I sat through the rest of the dinner incapable of concentrating on anything anyone was saying, trying to push away the images that the words ‘fast and furious sex’ kept raising. Did my husband see me as a less exciting but more manageable choice? Was our marriage a case of ‘anything for a quiet life’ after the stormy sexual rapture of his first marriage? I felt miserable, as if I’d been demoted to the mousey second try after the spectacular Claudia had proved too hot to handle.
It was only later that night, when we were on our own, and Edward treated the incident as a joke, that I realised I’d been wandering down a dangerous track.
I pulled back in time, but I’d had a glimpse of how a first wife could sabotage a second marriage. Getting married to a divorcé or a widower can trigger a real identity crisis: am I a replacement, a relief, or a reproach? Am I a pale imitation of the one who got away?
Susanna Abse places these concerns in a psychological context: ‘Feeling left out, being the third, or left behind: these fears are quickly evoked in us in all kinds of situations. But in the crucible of family life, the feelings about exclusion, when one feels unsure or uncertain, become particularly intense and difficult to deal with.’
Some first wives positively relish the power they wield. I’ve encountered women who refuse to ‘move on’ when their husbands remarry. This is particularly true when there are children from the first marriage, as the children give them a claim on their ex-husband. For this nightmare first wife, there are no boundaries. She offers advice to her successor, though it’s not sought, and treats their new home as an extension of her own.
In her hands, the mobile is a hand grenade: she’s constantly ringing him about some
child-related matter, timing her calls to coincide with supper or Sunday lunch or bath time. One ex-wife managed to ruin the first Christmas a friend was enjoying with her new husband by manufacturing a succession of domestic dramas – broken heating, a stalker’s phone calls… The solution to all these horrors was simple: she should come and stay over for the holidays. Ho ho ho.
Boundaries can be invisible to the second wife too. In my new novel The Good Divorce Guide, Linda, the new woman on the scene, is constantly asking first wife Rosie for recipes and tips to keep her man. This is a fictional account of a friend who, although dumped for a ‘younger model’, found herself assailed by telephone calls, text messages and invitations from her successor. It was as if the first wife had to be co-opted into the new relationship; the new union needed her blessing to blossom, the marriage-breakers sought absolution.

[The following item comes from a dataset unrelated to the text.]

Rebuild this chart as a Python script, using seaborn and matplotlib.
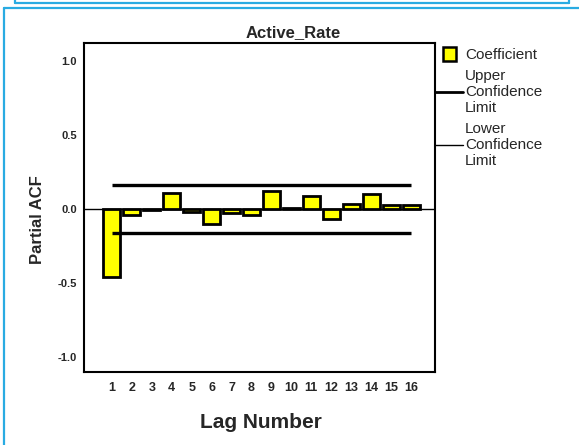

Whether relations are friendly enough to have Christmas together in one big happy family, or so strained that the only conversations are held through the divorce lawyers, first wives will always be in the background of a second marriage. When there are children, this is especially so: first and second wives need to communicate on practical details such as flights and orthodontist appointments, as well as larger issues such as dealing with the school bully. Retreating behind an icy, unforgiving silence may offer instant gratification, but it doesn’t get the braces off or the bully stopped.

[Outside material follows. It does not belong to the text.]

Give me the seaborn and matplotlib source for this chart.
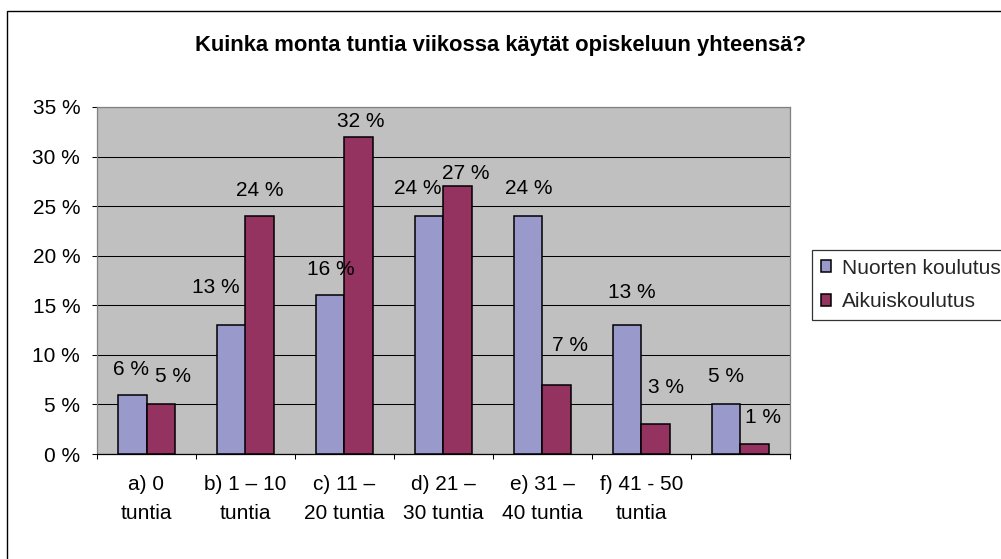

As we second wives shoulder the burden of dealing with wife number one, we should draw strength from seeing our man’s first stab at marriage as a practice run that has made him all the better for the real thing. We should be grateful to the ex-wife who taught him a thing or two about picking his wet towels off the floor and taking the rubbish out when it stinks up the kitchen. In fact, some of us suspect that, had we met Mr Right before he’d been broken in by Mrs Wrong, we wouldn’t have taken a second look.